Di ruang transit Ketua PDM, kami juga dijamu dengan minuman hangat dan aneka getuk dari singkong yang ditata rapi dalam sebuah nampan plastik. Lengkap dengan parutan kelapa muda yang gurih. Di Jawa Tengah terdapat beberapa daerah yang memiliki “brand getuk” berbahan baku singkong dengan berbagai nama. Yang paling mashur “Getuk Trio” dari Magelang dan “Getuk Goreng” Sokaraja. UMKM Pangan, biasa disebut dengan kuliner, menjadi unit usaha yang paling banyak digeluti pelaku UMKM, terutama kaum perempuan. Sebab produk pangan (minuman dan makanan) selalu dibutuhkan orang dalam segala situasi dan keadaan. Sehat atau sakit, kondisi normal maupun tidak normal (bencana alam), situasi damai ataupun perang.
Kami tiba di lokasi Rakorwil UMKM relatif agak awal dan kepagian, dari jadwal yang sudah dibuat panitia pelaksana. Kesempatan waktu yang longgar saya manfaatkan untuk dialog dan menerima permintaan foto bersama ibu-ibu yang membuka stan di bazar. Jadilah saya product ambasssador dadakan. Yang penting bisa membuat senang dan bergembira orang lain. Sebuah kebahagiaan tersendiri bagi kami apabila dapat memberi manfaat kepada sesama.

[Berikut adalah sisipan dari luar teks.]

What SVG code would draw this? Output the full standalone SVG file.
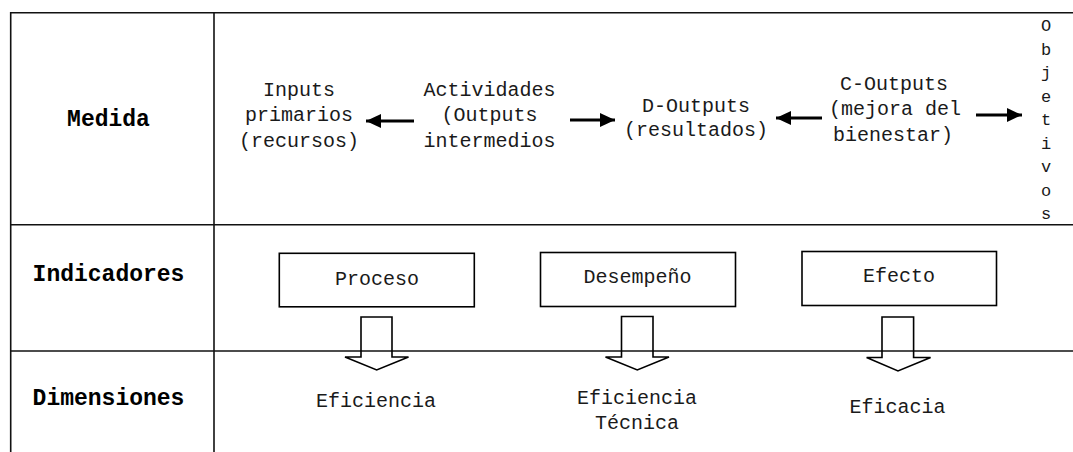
<svg xmlns="http://www.w3.org/2000/svg" width="1073" height="452" viewBox="0 0 1073 452">
<style>
  .grid { stroke: #111; stroke-width: 1.6; fill: none; }
  .lbl { font-family: "Liberation Mono", "Courier New", monospace; font-weight: bold; font-size: 23px; fill: #000; text-anchor: middle; }
  .txt { font-family: "Liberation Mono", "Courier New", monospace; font-size: 20px; fill: #1a1a1a; text-anchor: middle; }
  .vtxt { font-family: "Liberation Mono", "Courier New", monospace; font-size: 17px; fill: #1a1a1a; text-anchor: middle; }
  .box { fill: #fff; stroke: #000; stroke-width: 1.6; }
  .barrow { fill: none; stroke: #000; stroke-width: 1.6; stroke-linejoin: miter; }
  .conn { stroke: #000; stroke-width: 2.8; fill: none; }
</style>
<defs>
  <marker id="ah" markerUnits="userSpaceOnUse" markerWidth="16" markerHeight="14" refX="15" refY="7" orient="auto">
    <path d="M0,0 L15,7 L0,14 Z" fill="#000"/>
  </marker>
</defs>
<rect width="1073" height="452" fill="#fff"/>

<g id="table">
  <line class="grid" x1="10" y1="12.7" x2="1073" y2="12.7" stroke-width="2"/>
  <line class="grid" x1="10.7" y1="12" x2="10.7" y2="452"/>
  <line class="grid" x1="214" y1="12" x2="214" y2="452"/>
  <line class="grid" x1="10" y1="224.7" x2="1073" y2="224.7"/>
  <line class="grid" x1="10" y1="351" x2="1073" y2="351"/>
</g>

<g id="row-labels">
  <text class="lbl" x="108.5" y="126">Medida</text>
  <text class="lbl" x="108.5" y="281">Indicadores</text>
  <text class="lbl" x="108.5" y="405">Dimensiones</text>
</g>

<g id="inputs">
  <text class="txt" x="299" y="95.5">Inputs</text>
  <text class="txt" x="299" y="121">primarios</text>
  <text class="txt" x="299" y="146.5">(recursos)</text>
</g>
<g id="actividades">
  <text class="txt" x="489.5" y="95.5">Actividades</text>
  <text class="txt" x="489.5" y="121">(Outputs</text>
  <text class="txt" x="489.5" y="146.5">intermedios</text>
</g>
<g id="d-outputs">
  <text class="txt" x="696" y="112">D-Outputs</text>
  <text class="txt" x="696" y="136">(resultados)</text>
</g>
<g id="c-outputs">
  <text class="txt" x="894" y="90">C-Outputs</text>
  <text class="txt" x="895" y="115">(mejora del</text>
  <text class="txt" x="893" y="141">bienestar)</text>
</g>
<g id="objetivos">
  <text class="vtxt" x="1046" y="31">O</text>
  <text class="vtxt" x="1046" y="54.5">b</text>
  <text class="vtxt" x="1046" y="78">j</text>
  <text class="vtxt" x="1046" y="101.5">e</text>
  <text class="vtxt" x="1046" y="125">t</text>
  <text class="vtxt" x="1046" y="148.5">i</text>
  <text class="vtxt" x="1046" y="172">v</text>
  <text class="vtxt" x="1046" y="195.5">o</text>
  <text class="vtxt" x="1046" y="219">s</text>
</g>

<g id="proceso">
  <rect class="box" x="279.3" y="253.3" width="195" height="53.5"/>
  <text class="txt" x="377" y="285">Proceso</text>
</g>
<g id="desempeno">
  <rect class="box" x="540.5" y="252.5" width="195" height="54"/>
  <text class="txt" x="637.5" y="283">Desempeño</text>
</g>
<g id="efecto">
  <rect class="box" x="802" y="251.5" width="194.5" height="54"/>
  <text class="txt" x="899" y="282">Efecto</text>
</g>

<g id="eficiencia">
  <text class="txt" x="376" y="406.5">Eficiencia</text>
</g>
<g id="eficiencia-tecnica">
  <text class="txt" x="637" y="404">Eficiencia</text>
  <text class="txt" x="637" y="429">Técnica</text>
</g>
<g id="eficacia">
  <text class="txt" x="897.5" y="413">Eficacia</text>
</g>

<g id="connectors">
  <line class="conn" x1="414" y1="121" x2="366" y2="121" marker-end="url(#ah)"/>
  <line class="conn" x1="570" y1="120" x2="615" y2="120" marker-end="url(#ah)"/>
  <line class="conn" x1="822" y1="118" x2="776" y2="118" marker-end="url(#ah)"/>
  <line class="conn" x1="976" y1="115" x2="1022" y2="115" marker-end="url(#ah)"/>
  <path class="barrow" d="M361,317 H392 V357 H408.5 L376.7,370 L345,357 H361 Z"/>
  <path class="barrow" d="M621.5,316.5 H653 V357 H669 L637.3,370 L605.5,357 H621.5 Z"/>
  <path class="barrow" d="M882,317 H913.6 V357.5 H930.6 L898,371 L866.6,357.5 H882 Z"/>
</g>
</svg>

Saya tertarik dengan Legondo, kue basah khas Borobudur. Saya beli 2 besek, harganya Rp. 25.000 per besek, berisi 5 buah kue. Legondo terbuat dari adonan ketan yang diisi dengan potongan pisang kepok kuning. Dibungkus dengan daun pisang yang diikat dengan tiga iratan bambu. Menurut penuturan penjual, meski legondo termasuk kue basah tetapi mampu bertahan 2 hari 2 malam di suhu ruangan dan sepekan bilamana dimasukkan ke dalam kulkas.
Salah satu putri kami komentar atas foto story yang saya pasang di Whatapps sedang memakai topi batik eco-printing bersama ibu penjualnya. Sayapun akhirnya membeli 3 buah buat cindera mata di rumah. Harganya Rp 120.000 per buah, itung-itung nglarisi “buka dasaran” buat ibu-ibu MEK PDA Magelang. Ecoprint adalah teknik mewarnai kain batik yang memanfaatkan berbagai bahan pewarna alami, non pewarna sintetis. Misalnya kulit kayu secang untuk warna merah, buah mahoni untuk warna hitam, dan sebagainya.
Wastra adalah nama lain untuk menyebut kain tradisional Indonesia. Sebagai anak bangsa kita patut bersyukur, bahwa Indonesia memiliki empat wastra nusantara yang sudah mendunia. Yaitu kain batik, kait ikat, kain songket dan kain tenun. Wastra menjadi ciri khusus, unik dan identitas bagi suatu daerah atau negara sebagai bahan baku pakaian wanita dan pria. Semoga ke depan UMKM Sandang semakin berkembang mendunia.